GIVEN INSTRUCTION:
Repeat the data that follows, word for word, without the images.
──────────
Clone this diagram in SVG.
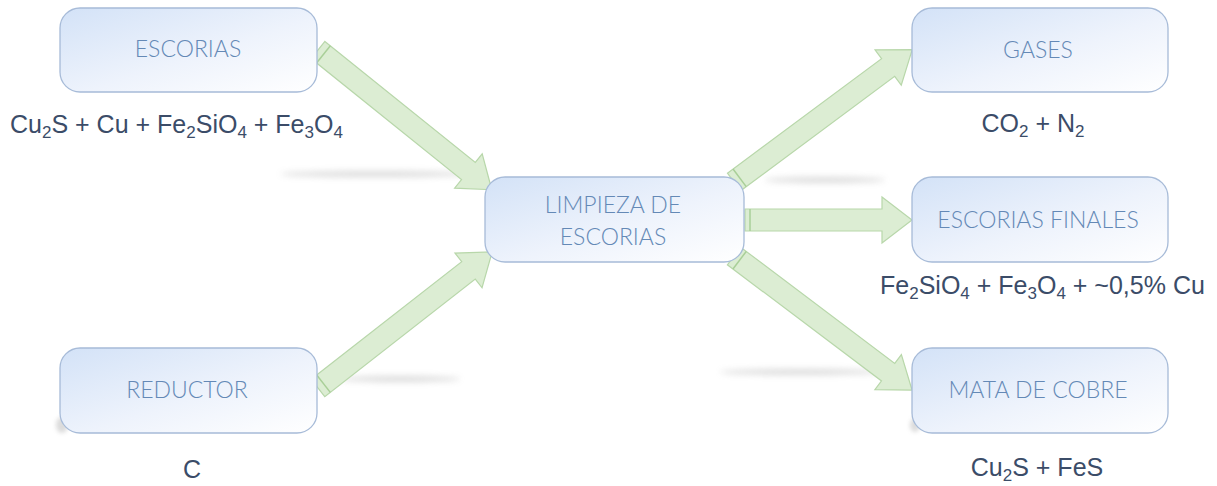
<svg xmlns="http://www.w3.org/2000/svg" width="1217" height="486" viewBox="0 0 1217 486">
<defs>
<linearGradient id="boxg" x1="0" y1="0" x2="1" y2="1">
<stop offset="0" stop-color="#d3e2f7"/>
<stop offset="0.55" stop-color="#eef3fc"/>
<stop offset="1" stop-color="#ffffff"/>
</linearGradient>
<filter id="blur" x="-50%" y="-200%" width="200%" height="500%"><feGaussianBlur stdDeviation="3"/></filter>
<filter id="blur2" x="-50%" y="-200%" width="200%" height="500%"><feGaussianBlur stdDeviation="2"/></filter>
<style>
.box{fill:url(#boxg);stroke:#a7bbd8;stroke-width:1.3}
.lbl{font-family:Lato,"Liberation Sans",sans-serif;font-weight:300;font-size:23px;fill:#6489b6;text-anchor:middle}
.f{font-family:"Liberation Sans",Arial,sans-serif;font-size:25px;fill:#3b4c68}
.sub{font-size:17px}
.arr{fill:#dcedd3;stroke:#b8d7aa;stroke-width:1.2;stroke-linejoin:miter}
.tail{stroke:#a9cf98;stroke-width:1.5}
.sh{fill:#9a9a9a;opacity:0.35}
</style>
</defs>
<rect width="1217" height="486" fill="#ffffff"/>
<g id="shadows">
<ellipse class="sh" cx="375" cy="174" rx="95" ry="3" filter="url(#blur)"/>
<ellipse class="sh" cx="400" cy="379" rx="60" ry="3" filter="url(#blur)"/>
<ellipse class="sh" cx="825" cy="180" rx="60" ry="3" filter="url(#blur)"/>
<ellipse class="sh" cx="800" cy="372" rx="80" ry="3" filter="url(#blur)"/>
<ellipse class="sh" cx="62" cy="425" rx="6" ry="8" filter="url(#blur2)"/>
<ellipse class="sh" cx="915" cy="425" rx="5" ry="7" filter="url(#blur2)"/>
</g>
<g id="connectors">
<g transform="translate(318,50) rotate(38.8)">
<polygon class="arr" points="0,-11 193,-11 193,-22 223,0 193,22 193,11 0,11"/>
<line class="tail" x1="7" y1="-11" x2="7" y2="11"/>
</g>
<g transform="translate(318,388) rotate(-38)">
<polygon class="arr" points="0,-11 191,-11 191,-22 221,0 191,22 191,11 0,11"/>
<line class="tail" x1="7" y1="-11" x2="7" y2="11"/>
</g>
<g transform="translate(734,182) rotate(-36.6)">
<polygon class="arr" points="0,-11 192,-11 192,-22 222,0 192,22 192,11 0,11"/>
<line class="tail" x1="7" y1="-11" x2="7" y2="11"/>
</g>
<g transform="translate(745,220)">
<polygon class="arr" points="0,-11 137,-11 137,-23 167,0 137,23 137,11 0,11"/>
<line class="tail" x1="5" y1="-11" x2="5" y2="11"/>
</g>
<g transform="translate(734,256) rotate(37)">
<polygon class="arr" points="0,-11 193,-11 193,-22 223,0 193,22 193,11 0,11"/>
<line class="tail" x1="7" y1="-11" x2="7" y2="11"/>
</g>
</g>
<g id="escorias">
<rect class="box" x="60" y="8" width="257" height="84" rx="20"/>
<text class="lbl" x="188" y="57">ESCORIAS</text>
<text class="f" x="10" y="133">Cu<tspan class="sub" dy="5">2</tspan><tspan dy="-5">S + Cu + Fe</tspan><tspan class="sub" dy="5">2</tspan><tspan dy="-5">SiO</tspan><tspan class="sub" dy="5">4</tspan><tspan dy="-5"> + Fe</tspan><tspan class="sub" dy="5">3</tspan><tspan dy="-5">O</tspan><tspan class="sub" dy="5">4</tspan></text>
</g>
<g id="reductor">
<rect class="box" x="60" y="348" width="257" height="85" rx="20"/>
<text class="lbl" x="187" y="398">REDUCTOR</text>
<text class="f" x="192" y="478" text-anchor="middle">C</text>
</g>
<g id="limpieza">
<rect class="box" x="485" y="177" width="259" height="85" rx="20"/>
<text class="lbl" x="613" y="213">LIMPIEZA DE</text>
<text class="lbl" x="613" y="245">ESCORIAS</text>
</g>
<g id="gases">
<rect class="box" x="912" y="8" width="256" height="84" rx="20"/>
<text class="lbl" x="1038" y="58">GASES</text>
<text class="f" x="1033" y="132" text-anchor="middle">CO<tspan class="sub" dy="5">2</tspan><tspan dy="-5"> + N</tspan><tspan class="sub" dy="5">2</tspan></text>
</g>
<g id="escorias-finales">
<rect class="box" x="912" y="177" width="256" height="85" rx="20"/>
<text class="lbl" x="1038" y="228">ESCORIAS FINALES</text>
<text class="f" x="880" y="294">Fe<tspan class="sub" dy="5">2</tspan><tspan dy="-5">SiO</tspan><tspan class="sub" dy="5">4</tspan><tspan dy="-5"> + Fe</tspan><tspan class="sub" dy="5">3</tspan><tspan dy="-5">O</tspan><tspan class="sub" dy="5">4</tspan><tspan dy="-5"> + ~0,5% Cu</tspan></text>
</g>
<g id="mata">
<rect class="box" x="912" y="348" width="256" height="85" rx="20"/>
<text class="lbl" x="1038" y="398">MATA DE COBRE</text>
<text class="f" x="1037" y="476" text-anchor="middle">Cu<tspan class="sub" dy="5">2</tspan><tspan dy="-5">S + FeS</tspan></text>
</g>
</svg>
──────────
SOLUTION:
Clone this diagram in SVG.
<svg xmlns="http://www.w3.org/2000/svg" width="1217" height="486" viewBox="0 0 1217 486">
<defs>
<linearGradient id="boxg" x1="0" y1="0" x2="1" y2="1">
<stop offset="0" stop-color="#d3e2f7"/>
<stop offset="0.55" stop-color="#eef3fc"/>
<stop offset="1" stop-color="#ffffff"/>
</linearGradient>
<filter id="blur" x="-50%" y="-200%" width="200%" height="500%"><feGaussianBlur stdDeviation="3"/></filter>
<filter id="blur2" x="-50%" y="-200%" width="200%" height="500%"><feGaussianBlur stdDeviation="2"/></filter>
<style>
.box{fill:url(#boxg);stroke:#a7bbd8;stroke-width:1.3}
.lbl{font-family:Lato,"Liberation Sans",sans-serif;font-weight:300;font-size:23px;fill:#6489b6;text-anchor:middle}
.f{font-family:"Liberation Sans",Arial,sans-serif;font-size:25px;fill:#3b4c68}
.sub{font-size:17px}
.arr{fill:#dcedd3;stroke:#b8d7aa;stroke-width:1.2;stroke-linejoin:miter}
.tail{stroke:#a9cf98;stroke-width:1.5}
.sh{fill:#9a9a9a;opacity:0.35}
</style>
</defs>
<rect width="1217" height="486" fill="#ffffff"/>
<g id="shadows">
<ellipse class="sh" cx="375" cy="174" rx="95" ry="3" filter="url(#blur)"/>
<ellipse class="sh" cx="400" cy="379" rx="60" ry="3" filter="url(#blur)"/>
<ellipse class="sh" cx="825" cy="180" rx="60" ry="3" filter="url(#blur)"/>
<ellipse class="sh" cx="800" cy="372" rx="80" ry="3" filter="url(#blur)"/>
<ellipse class="sh" cx="62" cy="425" rx="6" ry="8" filter="url(#blur2)"/>
<ellipse class="sh" cx="915" cy="425" rx="5" ry="7" filter="url(#blur2)"/>
</g>
<g id="connectors">
<g transform="translate(318,50) rotate(38.8)">
<polygon class="arr" points="0,-11 193,-11 193,-22 223,0 193,22 193,11 0,11"/>
<line class="tail" x1="7" y1="-11" x2="7" y2="11"/>
</g>
<g transform="translate(318,388) rotate(-38)">
<polygon class="arr" points="0,-11 191,-11 191,-22 221,0 191,22 191,11 0,11"/>
<line class="tail" x1="7" y1="-11" x2="7" y2="11"/>
</g>
<g transform="translate(734,182) rotate(-36.6)">
<polygon class="arr" points="0,-11 192,-11 192,-22 222,0 192,22 192,11 0,11"/>
<line class="tail" x1="7" y1="-11" x2="7" y2="11"/>
</g>
<g transform="translate(745,220)">
<polygon class="arr" points="0,-11 137,-11 137,-23 167,0 137,23 137,11 0,11"/>
<line class="tail" x1="5" y1="-11" x2="5" y2="11"/>
</g>
<g transform="translate(734,256) rotate(37)">
<polygon class="arr" points="0,-11 193,-11 193,-22 223,0 193,22 193,11 0,11"/>
<line class="tail" x1="7" y1="-11" x2="7" y2="11"/>
</g>
</g>
<g id="escorias">
<rect class="box" x="60" y="8" width="257" height="84" rx="20"/>
<text class="lbl" x="188" y="57">ESCORIAS</text>
<text class="f" x="10" y="133">Cu<tspan class="sub" dy="5">2</tspan><tspan dy="-5">S + Cu + Fe</tspan><tspan class="sub" dy="5">2</tspan><tspan dy="-5">SiO</tspan><tspan class="sub" dy="5">4</tspan><tspan dy="-5"> + Fe</tspan><tspan class="sub" dy="5">3</tspan><tspan dy="-5">O</tspan><tspan class="sub" dy="5">4</tspan></text>
</g>
<g id="reductor">
<rect class="box" x="60" y="348" width="257" height="85" rx="20"/>
<text class="lbl" x="187" y="398">REDUCTOR</text>
<text class="f" x="192" y="478" text-anchor="middle">C</text>
</g>
<g id="limpieza">
<rect class="box" x="485" y="177" width="259" height="85" rx="20"/>
<text class="lbl" x="613" y="213">LIMPIEZA DE</text>
<text class="lbl" x="613" y="245">ESCORIAS</text>
</g>
<g id="gases">
<rect class="box" x="912" y="8" width="256" height="84" rx="20"/>
<text class="lbl" x="1038" y="58">GASES</text>
<text class="f" x="1033" y="132" text-anchor="middle">CO<tspan class="sub" dy="5">2</tspan><tspan dy="-5"> + N</tspan><tspan class="sub" dy="5">2</tspan></text>
</g>
<g id="escorias-finales">
<rect class="box" x="912" y="177" width="256" height="85" rx="20"/>
<text class="lbl" x="1038" y="228">ESCORIAS FINALES</text>
<text class="f" x="880" y="294">Fe<tspan class="sub" dy="5">2</tspan><tspan dy="-5">SiO</tspan><tspan class="sub" dy="5">4</tspan><tspan dy="-5"> + Fe</tspan><tspan class="sub" dy="5">3</tspan><tspan dy="-5">O</tspan><tspan class="sub" dy="5">4</tspan><tspan dy="-5"> + ~0,5% Cu</tspan></text>
</g>
<g id="mata">
<rect class="box" x="912" y="348" width="256" height="85" rx="20"/>
<text class="lbl" x="1038" y="398">MATA DE COBRE</text>
<text class="f" x="1037" y="476" text-anchor="middle">Cu<tspan class="sub" dy="5">2</tspan><tspan dy="-5">S + FeS</tspan></text>
</g>
</svg>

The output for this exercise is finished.